Разве за такими гуманитариями можно признать право на существование? Не праздный ли это интерес? Не удовлетворение ли любопытства за государственный счет? Где то основание, которое придает смысл копанию в деталях, о которых все равно можно сформулировать лишь мнение? Если знание продуктов человеческого духа не становится лучшим знанием человека — того неизменного человеческого в нем, о котором свидетельствуют история и литература, и если это знание не возвращается к нему примером, призывом, суждением, то это знание никчемное. Вот о чем современный кризис. Без Великого идеала гуманитарное знание задыхается в самом себе. А низкое порождает лишь низкое.

Ответ мне видится пока только один: запятые запятыми, но к людям ты выйдешь с Гёте или Пушкиным, потому что Гёте еще не отмер. Нам кажется, что эпоха Лихачевых и Сахаровых прошла? Ничего подобного. Просто те, кто могут и должны, стесняются ими быть.

Виктория Файбышенко: Труд на фабрике гуманизма — длиною в жизнь

Виктория Файбышенко — старший научный сотрудник РИК, занимается теорией европейской культуры, историей советской гуманитарной науки, философскими проблемами гуманитарных наук.

В твоем тексте искренность гуманитария сразу заявляется вопросом, который задают внешние силы и который чреват для отвечающего дисциплинарными последствиями (по крайней мере, репутационными). Таким образом, и ответ на него также связан с выходом гуманитария к «публике», с необходимостью не просто трансляции, но принципиального смещения всех имманентных мотиваций и замены их презентацией в самом широком смысле. В такой перспективе гуманитарий всегда «неискренен», как ты и утверждаешь в конце. На устах его улыбка авгура.

Можно ли говорить об искренности не как о слабом месте социальной презентации гуманитария, а как об экзистенциальной характеристике самой его научной деятельности? Тут ясно, что если мы держимся за это хорошее слово, то должны отделить искренность от простого признания своей ангажированности, от проработки самого «места письма». Или настоящая аскеза ученого (в которую я продолжаю верить) уже выходит за пределы простой «искренности»?

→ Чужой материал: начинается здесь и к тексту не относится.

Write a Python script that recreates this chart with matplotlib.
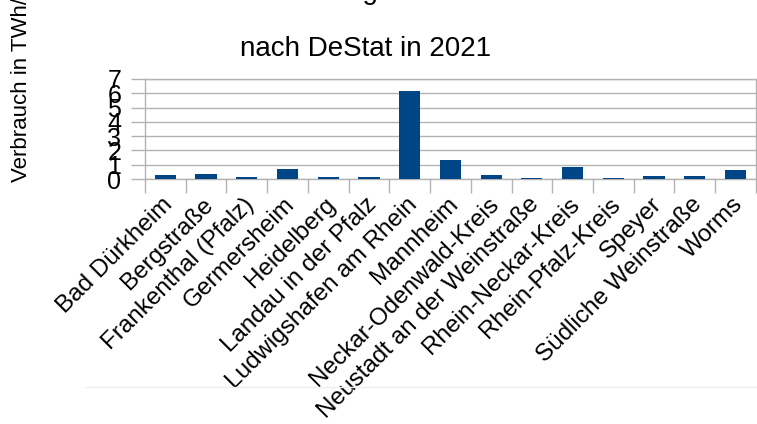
import numpy as np
import matplotlib.pyplot as plt
from matplotlib.transforms import ScaledTranslation

plt.rcParams['font.family'] = ['Liberation Sans', 'DejaVu Sans']

# Verbrauch je Stadt/Kreis in TWh/a
kreise = ['Bad Dürkheim', 'Bergstraße', 'Frankenthal (Pfalz)', 'Germersheim',
          'Heidelberg', 'Landau in der Pfalz', 'Ludwigshafen am Rhein',
          'Mannheim', 'Neckar-Odenwald-Kreis', 'Neustadt an der Weinstraße',
          'Rhein-Neckar-Kreis', 'Rhein-Pfalz-Kreis', 'Speyer',
          'Südliche Weinstraße', 'Worms']
verbrauch = [0.28, 0.35, 0.14, 0.70, 0.14, 0.13, 6.16, 1.33, 0.28, 0.07,
             0.84, 0.05, 0.21, 0.21, 0.63]
yticks = [0, 1, 2, 3, 4, 5, 6, 7]

fig = plt.figure(figsize=(7.57, 4.24), dpi=100)
ax = fig.add_axes([0.1915, 0.5778, 0.807, 0.2359])

x = np.arange(len(kreise))
ax.bar(x, verbrauch, width=0.52, color='#004586', zorder=3)

ax.set_xlim(-0.5, len(kreise) - 0.5)
ax.set_ylim(0, 7)
ax.set_yticks(yticks)
ax.set_yticklabels([str(t) for t in yticks], fontsize=18)
ax.grid(axis='y', color='#b3b3b3', linewidth=1, zorder=0)

# Trennstriche zwischen den Kategorien, Beschriftung in der Mitte
ax.set_xticks(np.arange(len(kreise) + 1) - 0.5)
ax.set_xticklabels([])
ax.set_xticks(x, minor=True)
ax.set_xticklabels(kreise, minor=True, rotation=45, ha='right',
                   rotation_mode='anchor', va='center', fontsize=17.5)
ax.tick_params(axis='x', which='major', length=10, color='#b3b3b3', width=1)
ax.tick_params(axis='x', which='minor', length=0, pad=16)
ax.tick_params(axis='y', length=10, color='#b3b3b3', width=1, pad=7)
offset = ScaledTranslation(0.04, 0, fig.dpi_scale_trans)
for lab in ax.get_xticklabels(minor=True):
    lab.set_transform(lab.get_transform() + offset)

for s in ax.spines.values():
    s.set_color('#b3b3b3')
    s.set_linewidth(1)

fig.text(0.483, 1 + 1 / 424, 'Verbrauch von Erdgas in der Industrie',
         ha='center', va='baseline', fontsize=20)
fig.text(0.483, 1 - 56 / 424, 'nach DeStat in 2021',
         ha='center', va='baseline', fontsize=20)
fig.text(22 / 757, 1 - 182 / 424, 'Verbrauch in TWh/a', rotation=90,
         ha='center', va='bottom', fontsize=16)

fig.add_artist(plt.Line2D([85 / 757, 1], [1 - 387 / 424] * 2,
                          color='#eeeeee', linewidth=1))

fig.savefig('out.png', dpi=100)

«Профессор-гуманитарий, в перерывах между возвышенными лекциями объясняющий что-то своему сыну или же выступающий перед многолюдным собранием, — это и был профиль гуманитария, который, не имея возможности подкупать изобретательностью, подкупал искренностью. Он не мог призвать всех постигать языки или историю, как популяризатор естественных наук призывал покорять и обживать космос, — но он мог показать, насколько он предан и языковым явлениям, и историческим фактам, насколько для него жизненно важна правильность даты или постановки запятой».

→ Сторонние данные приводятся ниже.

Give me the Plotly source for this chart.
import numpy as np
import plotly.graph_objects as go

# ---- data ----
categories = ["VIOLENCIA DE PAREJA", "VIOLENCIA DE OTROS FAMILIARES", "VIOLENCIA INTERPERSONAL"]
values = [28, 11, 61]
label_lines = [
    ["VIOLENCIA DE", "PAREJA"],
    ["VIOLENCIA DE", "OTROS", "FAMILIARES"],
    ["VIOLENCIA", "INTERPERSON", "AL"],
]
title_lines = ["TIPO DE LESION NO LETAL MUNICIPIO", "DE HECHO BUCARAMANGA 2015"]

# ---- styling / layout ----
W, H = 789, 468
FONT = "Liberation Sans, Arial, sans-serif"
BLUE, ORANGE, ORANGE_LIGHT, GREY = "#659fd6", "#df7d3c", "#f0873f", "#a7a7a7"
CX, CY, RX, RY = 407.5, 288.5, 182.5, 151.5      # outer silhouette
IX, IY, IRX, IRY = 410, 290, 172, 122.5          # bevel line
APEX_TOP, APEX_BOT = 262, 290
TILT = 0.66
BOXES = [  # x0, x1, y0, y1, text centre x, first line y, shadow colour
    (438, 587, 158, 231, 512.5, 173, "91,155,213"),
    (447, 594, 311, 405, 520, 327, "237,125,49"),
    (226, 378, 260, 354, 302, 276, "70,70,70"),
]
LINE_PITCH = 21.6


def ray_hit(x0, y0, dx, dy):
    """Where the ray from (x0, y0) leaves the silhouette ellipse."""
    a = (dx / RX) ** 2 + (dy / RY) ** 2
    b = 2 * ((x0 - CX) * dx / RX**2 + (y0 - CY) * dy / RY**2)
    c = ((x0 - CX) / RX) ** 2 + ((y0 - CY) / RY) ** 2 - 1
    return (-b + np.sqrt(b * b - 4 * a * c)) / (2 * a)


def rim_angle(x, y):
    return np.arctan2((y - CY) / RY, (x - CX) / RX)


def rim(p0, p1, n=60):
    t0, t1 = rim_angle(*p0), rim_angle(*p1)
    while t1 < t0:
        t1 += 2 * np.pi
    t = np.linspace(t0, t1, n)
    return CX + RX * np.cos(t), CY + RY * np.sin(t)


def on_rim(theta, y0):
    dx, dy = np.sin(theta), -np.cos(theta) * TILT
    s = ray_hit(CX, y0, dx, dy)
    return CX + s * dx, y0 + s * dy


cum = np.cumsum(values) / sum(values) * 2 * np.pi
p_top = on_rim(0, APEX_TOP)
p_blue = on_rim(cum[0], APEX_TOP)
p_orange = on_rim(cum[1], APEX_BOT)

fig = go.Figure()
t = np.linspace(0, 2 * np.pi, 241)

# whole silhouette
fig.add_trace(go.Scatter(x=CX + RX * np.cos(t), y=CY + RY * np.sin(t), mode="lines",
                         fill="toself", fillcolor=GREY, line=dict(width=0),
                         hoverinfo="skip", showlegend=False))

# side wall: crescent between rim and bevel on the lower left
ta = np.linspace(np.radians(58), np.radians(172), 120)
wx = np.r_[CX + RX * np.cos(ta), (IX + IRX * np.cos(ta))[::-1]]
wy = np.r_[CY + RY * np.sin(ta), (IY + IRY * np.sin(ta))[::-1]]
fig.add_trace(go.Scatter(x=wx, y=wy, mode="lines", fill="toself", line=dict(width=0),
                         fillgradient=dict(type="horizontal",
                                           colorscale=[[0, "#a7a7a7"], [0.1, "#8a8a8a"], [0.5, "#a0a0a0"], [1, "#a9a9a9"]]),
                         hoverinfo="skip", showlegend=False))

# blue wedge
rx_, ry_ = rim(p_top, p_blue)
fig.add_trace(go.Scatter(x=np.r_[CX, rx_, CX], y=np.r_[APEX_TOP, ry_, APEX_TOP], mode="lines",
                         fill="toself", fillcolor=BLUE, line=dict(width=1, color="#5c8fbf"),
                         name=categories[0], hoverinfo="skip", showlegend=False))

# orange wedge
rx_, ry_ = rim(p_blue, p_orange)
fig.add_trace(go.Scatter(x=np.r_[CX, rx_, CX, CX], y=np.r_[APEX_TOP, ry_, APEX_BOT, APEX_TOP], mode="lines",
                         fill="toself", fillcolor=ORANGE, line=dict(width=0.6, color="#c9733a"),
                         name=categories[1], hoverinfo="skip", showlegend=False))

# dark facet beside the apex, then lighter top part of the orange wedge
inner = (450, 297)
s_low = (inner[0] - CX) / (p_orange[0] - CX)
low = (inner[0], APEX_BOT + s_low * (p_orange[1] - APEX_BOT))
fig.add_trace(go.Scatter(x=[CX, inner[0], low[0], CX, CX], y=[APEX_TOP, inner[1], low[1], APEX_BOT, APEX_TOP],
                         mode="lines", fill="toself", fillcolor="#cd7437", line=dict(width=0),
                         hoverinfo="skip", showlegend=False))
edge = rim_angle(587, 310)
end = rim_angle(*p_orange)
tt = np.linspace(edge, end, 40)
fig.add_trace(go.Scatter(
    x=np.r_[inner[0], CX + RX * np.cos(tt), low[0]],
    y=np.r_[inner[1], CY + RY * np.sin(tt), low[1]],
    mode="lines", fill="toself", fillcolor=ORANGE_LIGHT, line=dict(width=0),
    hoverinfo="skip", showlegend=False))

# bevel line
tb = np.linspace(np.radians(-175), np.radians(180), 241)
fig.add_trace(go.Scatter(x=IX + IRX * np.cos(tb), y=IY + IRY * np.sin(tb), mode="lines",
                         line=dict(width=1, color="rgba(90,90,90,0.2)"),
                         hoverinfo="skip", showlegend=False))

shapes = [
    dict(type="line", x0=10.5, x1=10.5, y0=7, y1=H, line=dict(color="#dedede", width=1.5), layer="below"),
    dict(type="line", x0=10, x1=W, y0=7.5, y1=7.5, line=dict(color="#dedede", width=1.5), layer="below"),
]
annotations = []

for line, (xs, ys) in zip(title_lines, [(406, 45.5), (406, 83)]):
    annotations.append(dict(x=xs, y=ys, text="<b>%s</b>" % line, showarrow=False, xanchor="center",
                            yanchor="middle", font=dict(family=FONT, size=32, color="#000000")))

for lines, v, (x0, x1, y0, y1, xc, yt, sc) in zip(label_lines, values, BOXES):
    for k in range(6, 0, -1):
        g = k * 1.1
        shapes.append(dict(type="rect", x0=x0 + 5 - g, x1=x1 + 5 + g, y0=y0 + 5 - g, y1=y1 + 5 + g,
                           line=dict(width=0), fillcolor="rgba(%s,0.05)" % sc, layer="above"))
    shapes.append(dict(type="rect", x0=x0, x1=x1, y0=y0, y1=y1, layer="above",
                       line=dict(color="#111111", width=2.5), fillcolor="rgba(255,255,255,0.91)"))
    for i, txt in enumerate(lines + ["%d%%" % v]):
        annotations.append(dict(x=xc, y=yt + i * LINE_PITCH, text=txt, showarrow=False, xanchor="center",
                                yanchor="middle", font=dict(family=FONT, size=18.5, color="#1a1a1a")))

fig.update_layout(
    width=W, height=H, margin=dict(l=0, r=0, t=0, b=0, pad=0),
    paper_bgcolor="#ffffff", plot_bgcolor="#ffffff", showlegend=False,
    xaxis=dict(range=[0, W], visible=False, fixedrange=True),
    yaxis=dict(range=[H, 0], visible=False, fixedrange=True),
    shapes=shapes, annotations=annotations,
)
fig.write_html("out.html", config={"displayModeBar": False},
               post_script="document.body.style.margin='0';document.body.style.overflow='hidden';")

Историческая перспектива разговора об искренности гуманитария, мне кажется, не может обойти то, что придавало абсолютную значимость постановке запятой: гуманитарные науки как часть предприятия европейского гуманизма, и разделяющая его судьбу, и отделяющаяся от нее.

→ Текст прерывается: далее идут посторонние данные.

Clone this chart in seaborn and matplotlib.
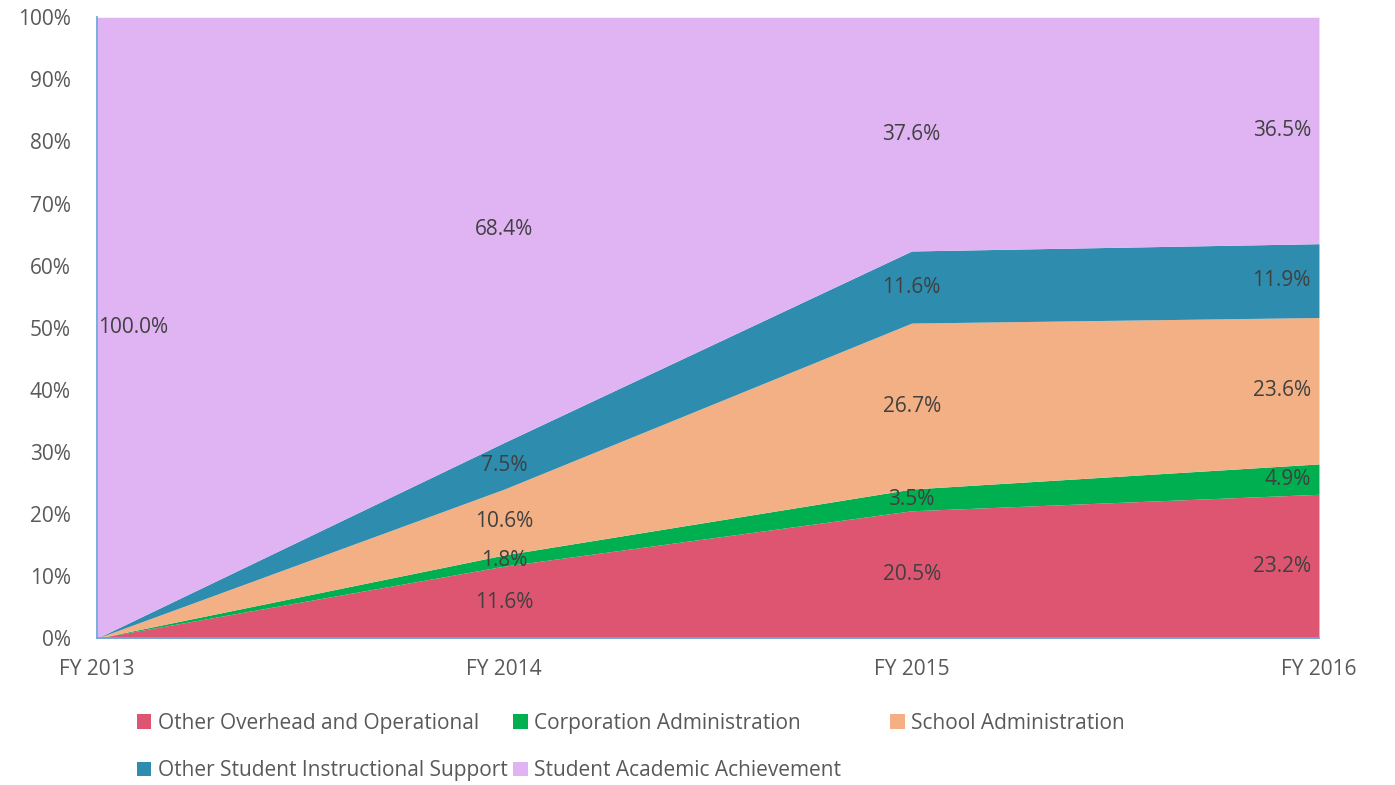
import numpy as np
import matplotlib
matplotlib.use("Agg")
import matplotlib.pyplot as plt
import seaborn as sns
from matplotlib.patches import Patch

years = ["FY 2013", "FY 2014", "FY 2015", "FY 2016"]
series = ["Other Overhead and Operational", "Corporation Administration",
          "School Administration", "Other Student Instructional Support",
          "Student Academic Achievement"]
overhead = [0.0, 11.6, 20.5, 23.2]
corp_admin = [0.0, 1.8, 3.5, 4.9]
school_admin = [0.0, 10.6, 26.7, 23.6]
instr_support = [0.0, 7.5, 11.6, 11.9]
academic = [100.0, 68.4, 37.6, 36.5]
colors = ["#DE5572", "#00B050", "#F3B084", "#2E8CAE", "#E0B3F3"]

sns.set_theme(style="white")
plt.rcParams['font.family'] = ['Open Sans', 'DejaVu Sans']
fs = 15

vals = np.array([overhead, corp_admin, school_admin, instr_support, academic])
shares = vals / vals.sum(axis=0) * 100
x = np.arange(len(years))

fig = plt.figure(figsize=(13.95, 7.85), dpi=100)
ax = fig.add_axes([0.0695, 0.187, 0.876, 0.791])
ax.stackplot(x, shares, colors=colors, linewidth=0)

ax.set_xlim(0, len(years) - 1)
ax.set_ylim(0, 100)
ax.set_yticks(np.arange(0, 101, 10))
ax.set_yticklabels([f"{v}%" for v in range(0, 101, 10)])
ax.set_xticks(x)
ax.set_xticklabels(years)
spine_c = "#6FA8DC"
for s in ["top", "right"]:
    ax.spines[s].set_visible(False)
for s in ["left", "bottom"]:
    ax.spines[s].set_color(spine_c)
    ax.spines[s].set_linewidth(1.3)
ax.tick_params(axis="both", colors=spine_c, labelcolor="#595959",
               labelsize=fs, length=6, width=1.3, direction="out")
ax.tick_params(axis="x", pad=9)
ax.tick_params(axis="y", pad=13)
ax.grid(False)

# data labels at segment midpoints
cum = np.cumsum(shares, axis=0)
for i in range(len(series)):
    for j in range(len(years)):
        if vals[i, j] <= 0:
            continue
        mid = cum[i, j] - shares[i, j] / 2
        ha = "center"
        xx = x[j]
        if j == 0:
            ha = "left"
            xx = x[j] + 0.002
        elif j == len(years) - 1:
            ha = "right"
            xx = x[j] - 0.02
        ax.text(xx, mid, f"{vals[i, j]:.1f}%", ha=ha, va="center",
                fontsize=fs, color="#404040")

# legend: three columns placed at fixed positions, row-major order
handles = [Patch(facecolor=c, edgecolor="none") for c in colors]
columns = [[0, 3], [1, 4], [2]]
col_x = [0.098, 0.368, 0.638]
for cols, cx in zip(columns, col_x):
    leg = fig.legend([handles[k] for k in cols], [series[k] for k in cols],
                     loc="upper left", bbox_to_anchor=(cx, 0.092), ncol=1,
                     frameon=False, fontsize=fs, labelcolor="#595959",
                     handlelength=0.7, handleheight=0.7, handletextpad=0.3,
                     labelspacing=1.27, borderaxespad=0, borderpad=0)

fig.savefig("out.png", dpi=100)
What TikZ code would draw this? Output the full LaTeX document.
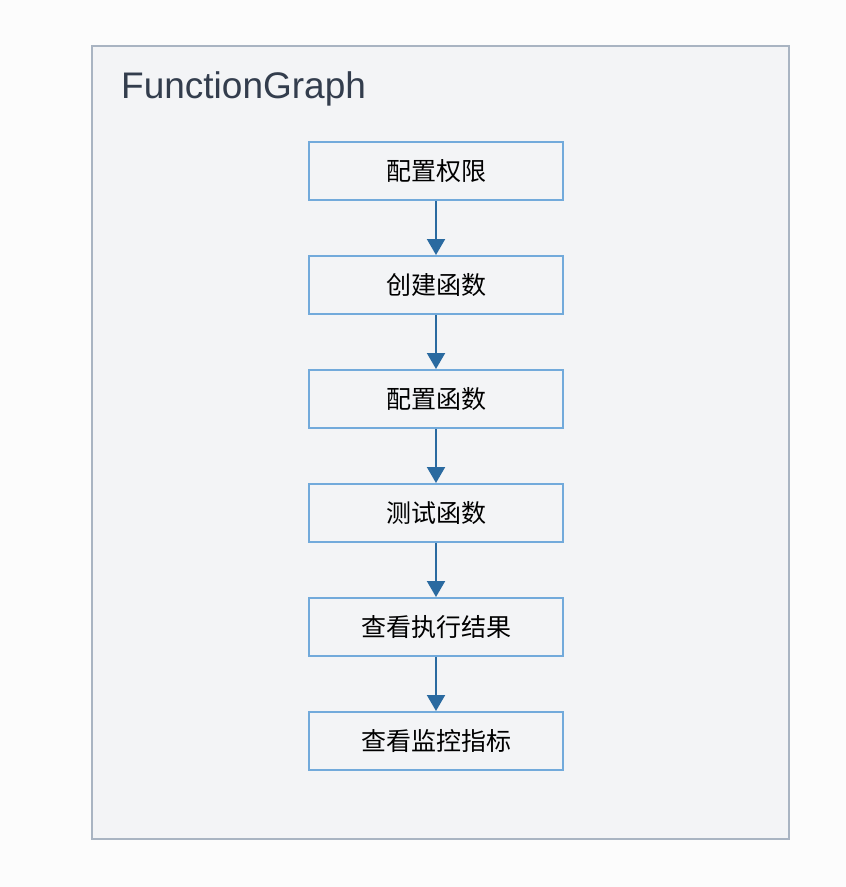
\documentclass[tikz,border=0pt]{standalone}
\usepackage{fontspec}
\setmainfont{Liberation Sans}
\newfontfamily\cjk{Noto Sans CJK SC}
\usetikzlibrary{arrows.meta}
\definecolor{pagebg}{HTML}{FCFCFC}
\definecolor{framebg}{HTML}{F3F4F6}
\definecolor{frameline}{HTML}{A9B4C2}
\definecolor{boxline}{HTML}{72AADB}
\definecolor{arrowblue}{HTML}{2A6AA0}
\definecolor{titlegray}{HTML}{333D4D}
\begin{document}
\begin{tikzpicture}[x=1pt,y=-1pt,
	stepbox/.style={draw=boxline,line width=2pt,fill=framebg,minimum width=254pt,minimum height=58pt,font=\cjk\fontsize{25}{25}\selectfont},
	flow/.style={draw=arrowblue,line width=2pt,-{Triangle[length=16pt,width=18pt]}}]
				\tikzstyle{every node}+=[inner sep=0pt]
				\useasboundingbox [fill=pagebg] (0,0) rectangle (846,887);
				\draw [frameline,fill=framebg,line width=2pt] (92,46) rectangle (789,839);
				\node [anchor=base west,text=titlegray,font=\fontsize{37}{37}\selectfont] (title) at (121,98) {FunctionGraph};
				\node [stepbox] (perm) at (436,171) {配置权限};
				\node [stepbox] (create) at (436,285) {创建函数};
				\node [stepbox] (config) at (436,399) {配置函数};
				\node [stepbox] (test) at (436,513) {测试函数};
				\node [stepbox] (result) at (436,627) {查看执行结果};
				\node [stepbox] (monitor) at (436,741) {查看监控指标};
				\draw [flow] (perm) -- (create);
				\draw [flow] (create) -- (config);
				\draw [flow] (config) -- (test);
				\draw [flow] (test) -- (result);
				\draw [flow] (result) -- (monitor);
\end{tikzpicture}
\end{document}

Самый большой вызов (во всех смыслах) искренности гуманитария заключается в том, что он хранитель ресурсов самооправдания и самообвинения для языка публичности даже после того, как перестал выступать держателем самого этого языка. Экспертное знание — знание к случаю, знание, как оно может быть востребовано к моменту, то есть претендующее на моментальную эксплицируемость и имеющее в виду схватывание, дискурсивную обработку некой вненаучной проблемы. Оно действительно устроено иначе, чем знание, имеющее в виду долготу всей человеческой жизни.

Может быть, этот ресурс другой временности, открываемый через разрывы, всегда утопический, — и есть та «ценность» гуманитарной науки, которую учитель мог бы искренне сообщить ученику.

Гуманитарий критикует предшественников за их историческую ангажированность и вроде бы готов отнести эту критику и к себе, сказав об исторической детерминированности своих взглядов, но всегда останавливается именно в момент постулирования историчности своего труда: я увидел историю с какой-то точки, и в момент видения эта точка уже не принадлежит дискурсивному порядку истории.

Думаю, что отсюда нет выхода в пределах собственно методологической самокритики гуманитария. В точке настоящего гуманитарий обращается в философа. Собственно исторический человек — человек настоящего — выступает искупителем истории или может быть тем, кто способен раскрыть в уже бывшем искупительную силу.